## Begin Collected material

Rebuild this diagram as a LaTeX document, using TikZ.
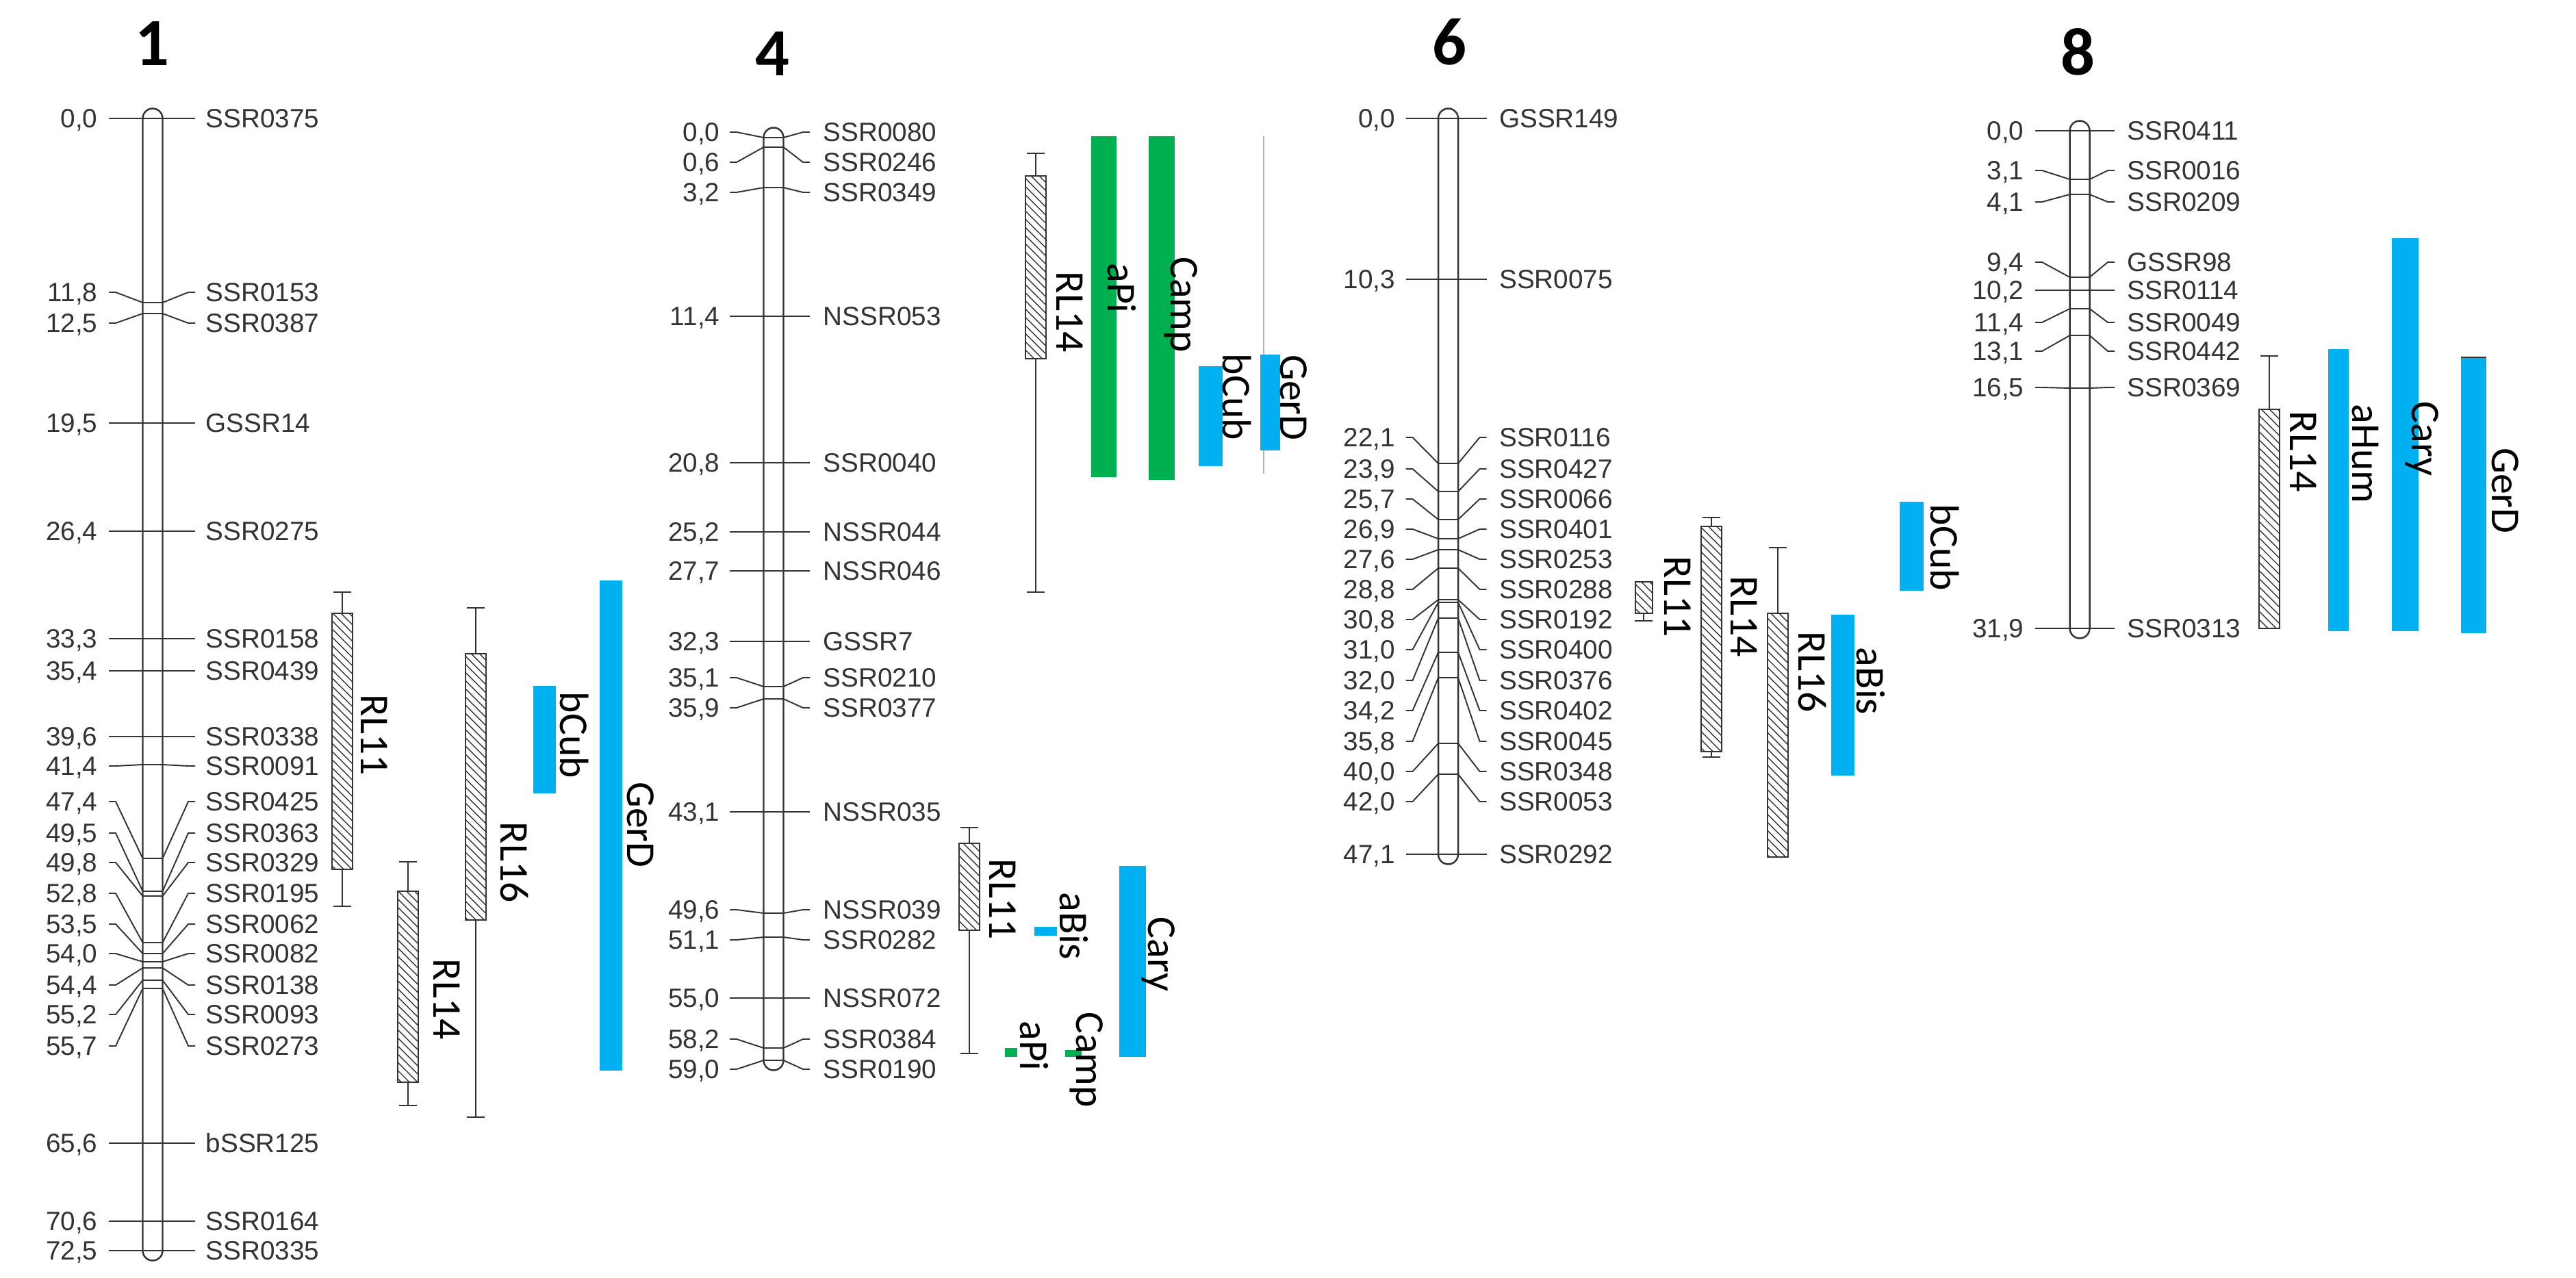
\documentclass[tikz,border=0pt]{standalone}
\usepackage{fontspec}
\setmainfont{Liberation Sans}
\newfontfamily\carl{Carlito}
\usetikzlibrary{patterns.meta}
\definecolor{qblue}{HTML}{00B0F0}
\definecolor{qgreen}{HTML}{00B050}
\definecolor{ink}{HTML}{333333}
\tikzset{
  chrom/.style={draw=ink, line width=0.7pt, fill=white, rounded corners=0.145cm},
  mkline/.style={draw=ink, line width=0.55pt},
  numlbl/.style={anchor=east, inner sep=0pt, font=\fontsize{11}{13}\selectfont, text=ink, text height=7.9pt, text depth=0pt},
  mklbl/.style={anchor=west, inner sep=0pt, font=\fontsize{11}{13}\selectfont, text=ink, text height=7.9pt, text depth=0pt},
  ctitle/.style={inner sep=0pt, font=\carl\bfseries\fontsize{28}{32}\selectfont, text height=17.7pt, text depth=0pt},
  qlbl/.style={rotate=-90, inner sep=0pt, font=\carl\fontsize{17}{20}\selectfont, text height=10.9pt, text depth=0pt},
  hatch/.style={draw=ink, line width=0.5pt, pattern={Lines[angle=-45,distance=2.4pt,line width=0.4pt]}, pattern color=ink},
  whisk/.style={draw=ink, line width=0.5pt}
}
% chromosome parameters: centre, number edge, line start, line end, name start, id
\newcommand\setchr[6]{\def\xc{#1}\def\nl{#2}\def\ls{#3}\def\le{#4}\def\nm{#5}\def\cid{#6}}
% marker: label y, bar y, position, name
\newcommand\mk[4]{%
  \node[numlbl] (\cid-#4-p) at (\xc+\nl,#1) {#3};
  \node[mklbl] (\cid-#4) at (\xc+\nm,#1) {#4};
  \draw[mkline] (\xc+\ls,#1) -- (\xc+\ls+10,#1) -- (\xc-14.5,#2) -- (\xc+14.5,#2) -- (\xc+\le-10,#1) -- (\xc+\le,#1);}
\newcommand\qbox[3]{\draw[hatch] (#1-15,#2) rectangle (#1+15,#3);}
\newcommand\qwhisk[3]{\draw[whisk] (#1,#2) -- (#1,#3) (#1-13,#3) -- (#1+13,#3);}
\newcommand\qbar[5]{\fill[#1] (#2,#4) rectangle (#3,#5);}
\newcommand\qlab[4]{\node[qlbl] (#4) at (#1,#2) {#3};}
\begin{document}
\begin{tikzpicture}[x=0.01cm,y=-0.01cm]
\useasboundingbox (0,0) rectangle (3763,1866);
\fill[white] (0,0) rectangle (3763,1866);

% ---------------- titles
\node[ctitle] (t1) at (222,64) {1};
\node[ctitle] (t4) at (1128,79) {4};
\node[ctitle] (t6) at (2117,63) {6};
\node[ctitle] (t8) at (3035,78) {8};

% ---------------- chromosome 1
\setchr{223}{-80}{-64}{62}{77}{a}
\draw[chrom] (\xc-14.5,173-14.5) rectangle (\xc+14.5,1827+14.5);
\mk{173}{173}{0,0}{SSR0375}
\mk{427}{442}{11,8}{SSR0153}
\mk{472}{458}{12,5}{SSR0387}
\mk{618}{618}{19,5}{GSSR14}
\mk{776}{776}{26,4}{SSR0275}
\mk{933}{933}{33,3}{SSR0158}
\mk{980}{980}{35,4}{SSR0439}
\mk{1076}{1076}{39,6}{SSR0338}
\mk{1119}{1117}{41,4}{SSR0091}
\mk{1171}{1254}{47,4}{SSR0425}
\mk{1217}{1302}{49,5}{SSR0363}
\mk{1260}{1309}{49,8}{SSR0329}
\mk{1305}{1377}{52,8}{SSR0195}
\mk{1350}{1393}{53,5}{SSR0062}
\mk{1393}{1405}{54,0}{SSR0082}
\mk{1439}{1414}{54,4}{SSR0138}
\mk{1482}{1432}{55,2}{SSR0093}
\mk{1528}{1444}{55,7}{SSR0273}
\mk{1670}{1670}{65,6}{bSSR125}
\mk{1784}{1784}{70,6}{SSR0164}
\mk{1827}{1827}{72,5}{SSR0335}
% QTL chr 1
\qwhisk{500}{896}{865}\qwhisk{500}{1270}{1324}\qbox{500}{896}{1270}
\qlab{547}{1074}{RL11}{a-RL11}
\qwhisk{695}{955}{888}\qwhisk{695}{1344}{1632}\qbox{695}{955}{1344}
\qlab{751}{1260}{RL16}{a-RL16}
\qwhisk{596}{1302}{1259}\qwhisk{596}{1581}{1615}\qbox{596}{1302}{1581}
\qlab{653}{1460}{RL14}{a-RL14}
\qbar{qblue}{779}{812}{1002}{1159}
\qlab{838}{1074}{bCub}{a-bCub}
\qbar{qblue}{876}{909}{848}{1564}
\qlab{936}{1205}{GerD}{a-GerD}

% ---------------- chromosome 4
\setchr{1130}{-78}{-64}{53}{72}{b}
\draw[chrom] (\xc-14.5,201-14.5) rectangle (\xc+14.5,1549+14.5);
\mk{193}{201}{0,0}{SSR0080}
\mk{237}{215}{0,6}{SSR0246}
\mk{281}{274}{3,2}{SSR0349}
\mk{462}{462}{11,4}{NSSR053}
\mk{676}{676}{20,8}{SSR0040}
\mk{777}{777}{25,2}{NSSR044}
\mk{834}{834}{27,7}{NSSR046}
\mk{937}{937}{32,3}{GSSR7}
\mk{990}{1003}{35,1}{SSR0210}
\mk{1034}{1021}{35,9}{SSR0377}
\mk{1186}{1186}{43,1}{NSSR035}
\mk{1329}{1334}{49,6}{NSSR039}
\mk{1373}{1369}{51,1}{SSR0282}
\mk{1458}{1458}{55,0}{NSSR072}
\mk{1518}{1531}{58,2}{SSR0384}
\mk{1562}{1549}{59,0}{SSR0190}
% QTL chr 4
\qwhisk{1513}{257}{224}\qwhisk{1513}{524}{865}\qbox{1513}{257}{524}
\qlab{1563}{456}{RL14}{b-RL14}
\qbar{qgreen}{1594}{1631}{199}{697}
\qlab{1638}{421}{aPi}{b-aPi}
\qbar{qgreen}{1678}{1716}{199}{701}
\qlab{1730}{445}{Camp}{b-Camp}
\qbar{qblue}{1751}{1786}{535}{681}
\qlab{1806}{580}{bCub}{b-bCub}
\draw[black!30, line width=0.4pt] (1846,199) -- (1846,692);
\qbar{qblue}{1841}{1870}{518}{658}
\qlab{1890}{581}{GerD}{b-GerD}
\qwhisk{1416}{1232}{1209}\qwhisk{1416}{1359}{1539}\qbox{1416}{1232}{1359}
\qlab{1465}{1314}{RL11}{b-RL11}
\qbar{qblue}{1511}{1544}{1354}{1367}
\qlab{1568}{1353}{aBis}{b-aBis}
\qbar{qblue}{1635}{1674}{1265}{1544}
\qlab{1697}{1394}{Cary}{b-Cary}
\qbar{qgreen}{1468}{1486}{1531}{1544}
\qlab{1510}{1528}{aPi}{b-aPi2}
\qbar{qgreen}{1556}{1580}{1534}{1544}
\qlab{1592}{1548}{Camp}{b-Camp2}

% ---------------- chromosome 6
\setchr{2115.5}{-77}{-62}{56}{74}{c}
\draw[chrom] (\xc-14.5,173-14.5) rectangle (\xc+14.5,1248+14.5);
\mk{173}{173}{0,0}{GSSR149}
\mk{408}{408}{10,3}{SSR0075}
\mk{639}{677}{22,1}{SSR0116}
\mk{685}{718}{23,9}{SSR0427}
\mk{729}{759}{25,7}{SSR0066}
\mk{773}{787}{26,9}{SSR0401}
\mk{817}{803}{27,6}{SSR0253}
\mk{861}{830}{28,8}{SSR0288}
\mk{905}{876}{30,8}{SSR0192}
\mk{949}{880}{31,0}{SSR0400}
\mk{994}{903}{32,0}{SSR0376}
\mk{1038}{953}{34,2}{SSR0402}
\mk{1083}{990}{35,8}{SSR0045}
\mk{1127}{1086}{40,0}{SSR0348}
\mk{1171}{1131}{42,0}{SSR0053}
\mk{1248}{1248}{47,1}{SSR0292}
% QTL chr 6
\qwhisk{2401}{896}{907}\draw[hatch] (2389,850) rectangle (2414,896);
\qlab{2451}{872}{RL11}{c-RL11}
\qwhisk{2500}{769}{756}\qwhisk{2500}{1098}{1106}\qbox{2500}{769}{1098}
\qlab{2548}{901}{RL14}{c-RL14}
\qwhisk{2597}{896}{800}\qbox{2597}{896}{1252}
\qlab{2647}{982}{RL16}{c-RL16}
\qbar{qblue}{2675}{2709}{898}{1133}
\qlab{2732}{995}{aBis}{c-aBis}
\qbar{qblue}{2775}{2810}{733}{863}
\qlab{2840}{800}{bCub}{c-bCub}

% ---------------- chromosome 8
\setchr{3038}{-81}{-65}{51}{69}{d}
\draw[chrom] (\xc-14.5,191-14.5) rectangle (\xc+14.5,918+14.5);
\mk{191}{191}{0,0}{SSR0411}
\mk{249}{262}{3,1}{SSR0016}
\mk{295}{284}{4,1}{SSR0209}
\mk{383}{405}{9,4}{GSSR98}
\mk{424}{424}{10,2}{SSR0114}
\mk{471}{451}{11,4}{SSR0049}
\mk{513}{490}{13,1}{SSR0442}
\mk{566}{567}{16,5}{SSR0369}
\mk{918}{918}{31,9}{SSR0313}
% QTL chr 8
\qwhisk{3315}{598}{520}\qbox{3315}{598}{918}
\qlab{3365}{660}{RL14}{d-RL14}
\qbar{qblue}{3401}{3431}{510}{922}
\qlab{3456}{663}{aHum}{d-aHum}
\qbar{qblue}{3494}{3533}{348}{922}
\qlab{3543}{641}{Cary}{d-Cary}
\qbar{qblue}{3595}{3632}{522}{925}
\draw[ink, line width=0.6pt] (3595,522) -- (3632,522);
\qlab{3660}{717}{GerD}{d-GerD}
\end{tikzpicture}
\end{document}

## End Collected material

◆ **What the task asks**: Repeat the lines exactly as they stand, from the opening line of the data through the line with "(t8) at (3035,78)". Pictures stay out of the copy.

◆ **Correct answer**:
Rebuild this diagram as a LaTeX document, using TikZ.
\documentclass[tikz,border=0pt]{standalone}
\usepackage{fontspec}
\setmainfont{Liberation Sans}
\newfontfamily\carl{Carlito}
\usetikzlibrary{patterns.meta}
\definecolor{qblue}{HTML}{00B0F0}
\definecolor{qgreen}{HTML}{00B050}
\definecolor{ink}{HTML}{333333}
\tikzset{
  chrom/.style={draw=ink, line width=0.7pt, fill=white, rounded corners=0.145cm},
  mkline/.style={draw=ink, line width=0.55pt},
  numlbl/.style={anchor=east, inner sep=0pt, font=\fontsize{11}{13}\selectfont, text=ink, text height=7.9pt, text depth=0pt},
  mklbl/.style={anchor=west, inner sep=0pt, font=\fontsize{11}{13}\selectfont, text=ink, text height=7.9pt, text depth=0pt},
  ctitle/.style={inner sep=0pt, font=\carl\bfseries\fontsize{28}{32}\selectfont, text height=17.7pt, text depth=0pt},
  qlbl/.style={rotate=-90, inner sep=0pt, font=\carl\fontsize{17}{20}\selectfont, text height=10.9pt, text depth=0pt},
  hatch/.style={draw=ink, line width=0.5pt, pattern={Lines[angle=-45,distance=2.4pt,line width=0.4pt]}, pattern color=ink},
  whisk/.style={draw=ink, line width=0.5pt}
}
% chromosome parameters: centre, number edge, line start, line end, name start, id
\newcommand\setchr[6]{\def\xc{#1}\def\nl{#2}\def\ls{#3}\def\le{#4}\def\nm{#5}\def\cid{#6}}
% marker: label y, bar y, position, name
\newcommand\mk[4]{%
  \node[numlbl] (\cid-#4-p) at (\xc+\nl,#1) {#3};
  \node[mklbl] (\cid-#4) at (\xc+\nm,#1) {#4};
  \draw[mkline] (\xc+\ls,#1) -- (\xc+\ls+10,#1) -- (\xc-14.5,#2) -- (\xc+14.5,#2) -- (\xc+\le-10,#1) -- (\xc+\le,#1);}
\newcommand\qbox[3]{\draw[hatch] (#1-15,#2) rectangle (#1+15,#3);}
\newcommand\qwhisk[3]{\draw[whisk] (#1,#2) -- (#1,#3) (#1-13,#3) -- (#1+13,#3);}
\newcommand\qbar[5]{\fill[#1] (#2,#4) rectangle (#3,#5);}
\newcommand\qlab[4]{\node[qlbl] (#4) at (#1,#2) {#3};}
\begin{document}
\begin{tikzpicture}[x=0.01cm,y=-0.01cm]
\useasboundingbox (0,0) rectangle (3763,1866);
\fill[white] (0,0) rectangle (3763,1866);

% ---------------- titles
\node[ctitle] (t1) at (222,64) {1};
\node[ctitle] (t4) at (1128,79) {4};
\node[ctitle] (t6) at (2117,63) {6};
\node[ctitle] (t8) at (3035,78) {8};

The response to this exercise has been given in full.